The Department of Defense on Thursday announced the establishment of a generative artificial intelligence task force.
Task Force Lima is an initiative that the DOD says reflects its commitment to harnessing the power of artificial intelligence in a responsible and strategic way.
The task force will play a pivotal role in analyzing and integrating generative AI tools, such as large language models, across the department.
“The establishment of Task Force Lima underlines the Department of Defense’s unwavering commitment to leading the charge in AI innovation,” Deputy Secretary of Defense Dr. Kathleen Hicks, who directed the organization of Task Force Lima, said in a release.
“As we navigate the transformative power of generative AI, our focus remains steadfast on ensuring national security, minimizing risks and responsibly integrating these technologies. The future of defense is not just about adopting cutting-edge technologies, but doing so with foresight, responsibility, and a deep understanding of the broader implications for our nation,” she added.

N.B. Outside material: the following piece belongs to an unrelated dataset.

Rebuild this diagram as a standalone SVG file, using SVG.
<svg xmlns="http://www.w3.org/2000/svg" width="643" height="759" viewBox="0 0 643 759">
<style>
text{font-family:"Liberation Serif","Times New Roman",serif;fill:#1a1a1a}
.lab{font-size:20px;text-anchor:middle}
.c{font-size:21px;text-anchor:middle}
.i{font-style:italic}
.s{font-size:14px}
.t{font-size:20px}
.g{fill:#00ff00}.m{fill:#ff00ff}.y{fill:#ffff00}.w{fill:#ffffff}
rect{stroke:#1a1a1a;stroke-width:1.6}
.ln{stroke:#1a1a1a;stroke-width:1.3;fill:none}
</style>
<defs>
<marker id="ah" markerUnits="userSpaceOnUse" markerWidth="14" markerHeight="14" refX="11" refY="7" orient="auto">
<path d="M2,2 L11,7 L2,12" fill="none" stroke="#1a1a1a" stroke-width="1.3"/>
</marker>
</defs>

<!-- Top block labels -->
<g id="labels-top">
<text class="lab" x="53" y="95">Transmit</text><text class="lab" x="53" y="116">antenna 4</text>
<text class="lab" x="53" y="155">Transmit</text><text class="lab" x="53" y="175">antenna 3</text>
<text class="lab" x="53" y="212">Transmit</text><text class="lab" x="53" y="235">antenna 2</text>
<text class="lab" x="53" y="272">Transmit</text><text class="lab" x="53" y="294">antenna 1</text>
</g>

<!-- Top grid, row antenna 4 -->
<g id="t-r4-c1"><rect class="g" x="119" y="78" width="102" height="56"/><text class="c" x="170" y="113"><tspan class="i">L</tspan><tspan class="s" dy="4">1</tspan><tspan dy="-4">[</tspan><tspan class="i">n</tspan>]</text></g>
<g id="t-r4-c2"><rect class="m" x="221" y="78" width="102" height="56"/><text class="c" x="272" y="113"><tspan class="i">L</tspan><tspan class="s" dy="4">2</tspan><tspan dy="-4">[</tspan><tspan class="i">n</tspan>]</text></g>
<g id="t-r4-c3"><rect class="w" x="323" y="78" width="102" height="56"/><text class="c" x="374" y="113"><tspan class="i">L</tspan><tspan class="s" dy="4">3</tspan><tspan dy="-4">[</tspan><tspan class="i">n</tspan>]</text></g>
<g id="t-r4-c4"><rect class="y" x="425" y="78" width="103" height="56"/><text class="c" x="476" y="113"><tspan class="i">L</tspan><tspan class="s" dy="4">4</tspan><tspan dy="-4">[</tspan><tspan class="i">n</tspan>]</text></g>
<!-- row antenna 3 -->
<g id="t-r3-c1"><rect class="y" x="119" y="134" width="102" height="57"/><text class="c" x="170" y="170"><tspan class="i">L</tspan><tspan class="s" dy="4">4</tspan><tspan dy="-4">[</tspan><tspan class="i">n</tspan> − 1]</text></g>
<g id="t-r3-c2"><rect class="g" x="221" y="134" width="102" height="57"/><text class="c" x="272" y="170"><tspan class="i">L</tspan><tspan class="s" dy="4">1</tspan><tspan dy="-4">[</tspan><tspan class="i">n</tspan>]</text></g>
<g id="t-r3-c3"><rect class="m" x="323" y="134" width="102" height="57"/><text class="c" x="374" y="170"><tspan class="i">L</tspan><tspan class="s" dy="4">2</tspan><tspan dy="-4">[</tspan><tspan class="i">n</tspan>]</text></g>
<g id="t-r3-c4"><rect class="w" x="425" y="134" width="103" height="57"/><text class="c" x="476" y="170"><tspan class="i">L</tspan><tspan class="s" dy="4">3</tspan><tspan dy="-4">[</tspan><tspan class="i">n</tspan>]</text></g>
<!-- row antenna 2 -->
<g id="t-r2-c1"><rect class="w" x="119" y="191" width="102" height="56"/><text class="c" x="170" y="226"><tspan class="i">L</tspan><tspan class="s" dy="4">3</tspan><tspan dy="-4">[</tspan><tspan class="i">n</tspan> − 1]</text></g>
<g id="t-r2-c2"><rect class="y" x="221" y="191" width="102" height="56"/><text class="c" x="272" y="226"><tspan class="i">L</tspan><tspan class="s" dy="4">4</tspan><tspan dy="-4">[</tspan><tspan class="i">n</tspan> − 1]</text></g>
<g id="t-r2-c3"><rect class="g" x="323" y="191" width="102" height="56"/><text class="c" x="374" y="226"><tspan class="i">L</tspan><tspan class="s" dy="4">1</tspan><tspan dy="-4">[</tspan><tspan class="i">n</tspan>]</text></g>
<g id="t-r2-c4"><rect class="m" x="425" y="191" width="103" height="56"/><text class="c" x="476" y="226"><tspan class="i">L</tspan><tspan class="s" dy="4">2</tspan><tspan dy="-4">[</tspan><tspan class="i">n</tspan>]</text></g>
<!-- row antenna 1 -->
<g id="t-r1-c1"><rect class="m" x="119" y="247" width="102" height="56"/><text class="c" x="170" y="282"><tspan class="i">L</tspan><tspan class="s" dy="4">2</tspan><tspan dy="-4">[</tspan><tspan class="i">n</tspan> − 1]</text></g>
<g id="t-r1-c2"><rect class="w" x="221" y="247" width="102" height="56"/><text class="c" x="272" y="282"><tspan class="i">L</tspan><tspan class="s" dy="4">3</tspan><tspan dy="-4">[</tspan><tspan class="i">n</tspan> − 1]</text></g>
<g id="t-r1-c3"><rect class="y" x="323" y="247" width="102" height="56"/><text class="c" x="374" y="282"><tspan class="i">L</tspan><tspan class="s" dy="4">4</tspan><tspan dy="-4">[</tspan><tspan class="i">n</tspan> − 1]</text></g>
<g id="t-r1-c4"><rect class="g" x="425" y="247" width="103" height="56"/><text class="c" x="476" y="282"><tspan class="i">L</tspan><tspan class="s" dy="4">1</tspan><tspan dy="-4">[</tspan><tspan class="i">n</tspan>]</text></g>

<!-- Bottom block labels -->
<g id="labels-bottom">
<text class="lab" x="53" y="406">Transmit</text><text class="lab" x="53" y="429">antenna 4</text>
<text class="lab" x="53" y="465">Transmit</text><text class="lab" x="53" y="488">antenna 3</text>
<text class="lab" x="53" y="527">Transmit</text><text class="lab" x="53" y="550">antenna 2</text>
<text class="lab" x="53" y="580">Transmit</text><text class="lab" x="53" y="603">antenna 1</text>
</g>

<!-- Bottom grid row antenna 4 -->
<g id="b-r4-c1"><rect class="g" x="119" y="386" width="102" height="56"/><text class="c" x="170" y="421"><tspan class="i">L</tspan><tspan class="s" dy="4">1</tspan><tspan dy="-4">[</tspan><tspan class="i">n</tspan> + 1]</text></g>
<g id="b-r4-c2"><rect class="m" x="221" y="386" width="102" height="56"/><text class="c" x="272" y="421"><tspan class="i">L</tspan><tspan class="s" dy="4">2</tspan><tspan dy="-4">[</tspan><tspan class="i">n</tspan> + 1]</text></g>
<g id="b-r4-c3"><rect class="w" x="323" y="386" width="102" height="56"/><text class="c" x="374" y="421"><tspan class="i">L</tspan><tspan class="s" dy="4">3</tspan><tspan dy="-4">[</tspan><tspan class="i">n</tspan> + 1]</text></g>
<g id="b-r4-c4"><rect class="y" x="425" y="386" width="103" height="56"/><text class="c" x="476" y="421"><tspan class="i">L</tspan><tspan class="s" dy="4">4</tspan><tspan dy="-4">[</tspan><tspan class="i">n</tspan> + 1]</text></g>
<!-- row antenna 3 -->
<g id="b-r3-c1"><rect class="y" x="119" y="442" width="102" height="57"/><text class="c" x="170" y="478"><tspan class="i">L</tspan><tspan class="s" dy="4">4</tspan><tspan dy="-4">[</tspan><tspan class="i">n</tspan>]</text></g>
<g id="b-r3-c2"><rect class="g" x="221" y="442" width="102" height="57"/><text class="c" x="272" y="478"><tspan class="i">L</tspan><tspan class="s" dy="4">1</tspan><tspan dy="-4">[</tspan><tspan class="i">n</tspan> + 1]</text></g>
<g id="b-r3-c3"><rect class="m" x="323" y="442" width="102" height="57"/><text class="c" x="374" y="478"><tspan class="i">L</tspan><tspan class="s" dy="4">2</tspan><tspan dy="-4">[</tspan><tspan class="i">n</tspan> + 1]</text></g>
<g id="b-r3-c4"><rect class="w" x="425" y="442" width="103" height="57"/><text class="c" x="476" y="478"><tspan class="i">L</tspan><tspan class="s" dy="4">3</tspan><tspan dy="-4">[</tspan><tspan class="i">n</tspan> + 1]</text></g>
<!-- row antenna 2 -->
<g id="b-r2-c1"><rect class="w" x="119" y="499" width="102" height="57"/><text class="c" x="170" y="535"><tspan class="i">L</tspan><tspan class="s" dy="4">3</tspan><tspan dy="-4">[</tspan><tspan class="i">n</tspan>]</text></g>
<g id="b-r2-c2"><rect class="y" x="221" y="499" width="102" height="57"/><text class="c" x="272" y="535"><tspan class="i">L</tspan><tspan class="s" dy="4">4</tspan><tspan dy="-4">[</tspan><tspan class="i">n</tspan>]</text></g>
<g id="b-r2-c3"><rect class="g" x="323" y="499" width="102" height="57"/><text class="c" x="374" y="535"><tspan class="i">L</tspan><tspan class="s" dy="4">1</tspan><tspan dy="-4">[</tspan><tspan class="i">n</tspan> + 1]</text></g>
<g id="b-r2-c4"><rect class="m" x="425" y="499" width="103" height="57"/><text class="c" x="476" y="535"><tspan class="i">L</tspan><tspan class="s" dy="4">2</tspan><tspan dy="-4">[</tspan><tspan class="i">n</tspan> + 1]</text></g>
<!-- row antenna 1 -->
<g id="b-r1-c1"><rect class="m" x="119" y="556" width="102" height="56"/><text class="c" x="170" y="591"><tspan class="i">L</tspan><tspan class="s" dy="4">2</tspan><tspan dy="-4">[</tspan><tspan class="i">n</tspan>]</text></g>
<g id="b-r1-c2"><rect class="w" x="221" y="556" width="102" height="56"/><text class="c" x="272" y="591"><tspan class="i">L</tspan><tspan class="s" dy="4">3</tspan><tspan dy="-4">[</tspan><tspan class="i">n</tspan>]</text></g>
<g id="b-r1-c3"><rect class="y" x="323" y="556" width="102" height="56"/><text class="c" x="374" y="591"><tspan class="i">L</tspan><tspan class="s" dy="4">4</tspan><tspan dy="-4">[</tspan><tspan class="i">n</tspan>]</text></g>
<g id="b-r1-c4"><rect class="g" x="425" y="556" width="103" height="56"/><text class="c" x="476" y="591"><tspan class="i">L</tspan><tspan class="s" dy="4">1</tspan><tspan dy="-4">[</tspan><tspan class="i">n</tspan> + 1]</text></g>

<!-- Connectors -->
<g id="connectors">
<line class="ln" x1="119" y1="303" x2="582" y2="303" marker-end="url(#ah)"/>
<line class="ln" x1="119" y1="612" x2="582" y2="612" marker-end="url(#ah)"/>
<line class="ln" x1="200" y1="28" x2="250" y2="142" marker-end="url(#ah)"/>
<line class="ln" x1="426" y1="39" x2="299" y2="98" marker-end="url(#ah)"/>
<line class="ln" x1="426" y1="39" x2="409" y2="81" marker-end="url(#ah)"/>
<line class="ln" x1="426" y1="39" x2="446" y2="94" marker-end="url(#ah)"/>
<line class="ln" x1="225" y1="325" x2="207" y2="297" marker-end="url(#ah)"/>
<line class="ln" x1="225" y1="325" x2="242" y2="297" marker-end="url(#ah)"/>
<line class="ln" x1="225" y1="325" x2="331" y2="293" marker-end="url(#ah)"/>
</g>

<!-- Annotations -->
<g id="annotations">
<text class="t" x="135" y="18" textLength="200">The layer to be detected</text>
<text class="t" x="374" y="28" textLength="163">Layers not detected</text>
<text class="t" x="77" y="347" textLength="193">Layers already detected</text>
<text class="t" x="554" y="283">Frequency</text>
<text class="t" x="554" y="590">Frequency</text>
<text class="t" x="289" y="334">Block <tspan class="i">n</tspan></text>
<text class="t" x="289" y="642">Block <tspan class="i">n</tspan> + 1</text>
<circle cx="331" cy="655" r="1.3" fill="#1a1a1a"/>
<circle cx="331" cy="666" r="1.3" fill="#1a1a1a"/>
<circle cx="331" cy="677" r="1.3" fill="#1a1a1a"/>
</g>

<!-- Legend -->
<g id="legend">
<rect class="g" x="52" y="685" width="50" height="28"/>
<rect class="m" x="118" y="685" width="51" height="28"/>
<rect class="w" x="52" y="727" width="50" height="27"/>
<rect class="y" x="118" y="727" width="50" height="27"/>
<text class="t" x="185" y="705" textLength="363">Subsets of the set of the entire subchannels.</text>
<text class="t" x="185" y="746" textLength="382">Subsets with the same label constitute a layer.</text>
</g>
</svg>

Task Force Lima — which is led by the Chief Digital and Artificial Intelligence Office — will assess, synchronize and employ generative AI capabilities across the department. The office, founded last year, is dedicated to integrating and optimizing artificial intelligence capabilities across the department and accelerating the department’s adoption of data, analytics and AI.
In addition to safeguarding national security, the task force will ensure the department remains at the forefront of such “cutting-edge” technologies.
The department said Task Force Lima will help to minimize risk and redundancy while also pursuing generative AI initiatives. The release said the department aims to enhance operations in areas including warfighting, business affairs, health, policy and readiness.
“The DOD has an imperative to responsibly pursue the adoption of generative AI models while identifying proper protective measures and mitigating national security risks that may result from issues such as poorly managed training data,” Dr. Craig Martell, the Department of Defense Chief Digital and Artificial Intelligence Officer, said. “We must also consider the extent to which our adversaries will employ this technology and seek to disrupt our own use of AI-based solutions.”